Tuesday, June 22, 2010

Bad ref, bad!

It's official.

Officials, whether we call them referees or umpires, are starting to become more a part of the game than they should be.

There was Tim Donaghy, an NBA referee who in 2007 lost his career when he pleaded guilty to two counts of making calls during games to affect their point spread. More recently, there was Jim Joyce, an umpire who blew a call at first base, costing Tigers pitcher Armando Galarraga a perfect game against the Indians on June 2. On Friday in South Africa, there was Malian referee Koman Coulibaly, who disallowed the likely game-winning goal by the United States against Slovenia in the World Cup, leaving the game in its eventual 2-2 tie.

What is about the officials who are becoming as much a part of games as the players and coaches? Aren't they supposed to be in the background, nobly calling a game and making sure the players' skills shine through and be the only ones to affect the outcome?

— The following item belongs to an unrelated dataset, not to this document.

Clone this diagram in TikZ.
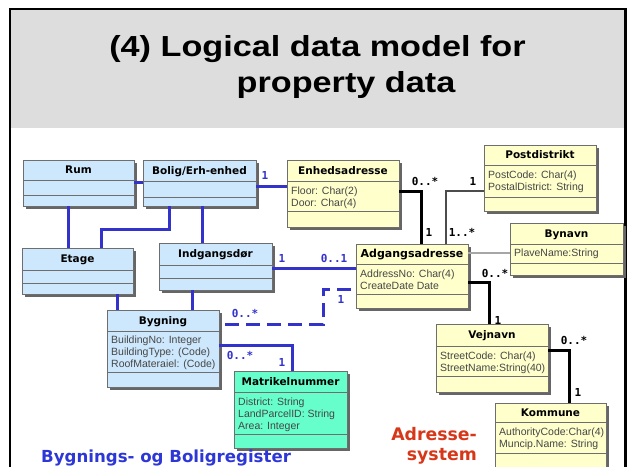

Well, officials' mistakes aren't a new thing. There was umpire Don Denkinger, who called the Royals' Jorge Orta safe in Game 6 of the 1985 World Series, eventually leading to the Royals beating the Cardinals and eventually winning the series. During the World Cup qualifying in November 2009, the ref missed France's Thierry Henry's obvious handball against Ireland, leading to the winning goal that allowed the French to advance to the World Cup and knocking a strong Irish side out. In 1998 NFL referee Phil Luckett blew the coin flip call at the start of overtime of the Thanksgiving Day game pitting Pittsburgh and Detroit, saying the Steelers' Jerome Bettis called heads even though Bettis clearly said, "Tails," leading to the Lions' victory.

Now I can relate to a degree. I was a umpire for Little League games for a summer when I was in high school. I know I blew calls, and the parents and coaches let me hear it (though the kids were great). Officiating a game when others are depending on you making the right call and doing it fairly in the shadows in a rough deal.

Now I'm not comparing my experience with that of officials in higher-profile games, but I am talking about the officials' and the players' responses to the blown calls. Compare and contrast the aftermaths of the cases I brought up previously:

-- Tim Donaghy spent 15 months in federal prison for his part. Since his release, he has written a book telling his side of the story and has been a pain in the NBA's side.

-- The Cardinals, who were the favorites going into the 1985 World Series against the in-state Royals, could've come back against Kansas City and won Game 7, simply delaying the championship. Instead, they choked it away, getting blown out 11-0 and allowing George Brett and company to become heroes.

-- Phil Luckett was indirectly involved with another controversial on December 6, 1998, with officials on his crew allowing the Jets' Vinny Testaverde to score the winning touchdown against the Seahawks despite Testaverde clearly being stopped. That led to the NFL instituting instant replay in all games.

-- Swedish referee Martin Hansson let Thierry Henry's handball goal stand against Ireland, but regretted his mistake when he realized what had happened. An Irish sports officials offered his condolences, and Hansson was picked to be among the elite referees for the World Cup in South Africa. However, he has remained on the sidelines as an alternate fourth official, while the other European officials have called games.

-- The disallowed goal by Maurice Edu of the United States was not the only bad call Koman Coulibaly made in that game. He earlier gave American Robbie Findley a yellow card for an intentional handball, even though replays clearly showed the ball had gone off Findley's face and into his hands (and leading ESPN announcer Ian Darke to call it "the stupidest decision" he had seen in some time). FIFA referees said mistakes do happen, but they did not address the call in a media setting on Monday. Coulibaly, however, will not officiate any more games, at least during the first knockout stage.

The best response, however, was by Jim Joyce and Armando Galarraga. After the game, Joyce went straight to the umpires' room and watched the replay. He knew right away he had blown the call, and went looking for Galarraga. When he found him, he apologized immediately. Galarraga accepted the apology with no reservations and the next day, when Joyce worked behind the plate, the Tigers' pitcher brought out the lineup card.

Needless to say, that was the way to handle the situation. Clint Dempsey of the U.S. complained about Coulibaly allowing rough play to continue even though World Cup refs have said they would call games pretty closely. However, as a coach once told me, you don't put yourself in a position when a bad call could cost you the game. The U.S. could've played better in the first half and not stunk it up, allowing Slovenia to go 2-0 at the half and forcing them to have to come back.

You accept the human error and play the way you're supposed to play. If you play poorly and set yourself for failure, then you should accept whatever comes your way, good or bad.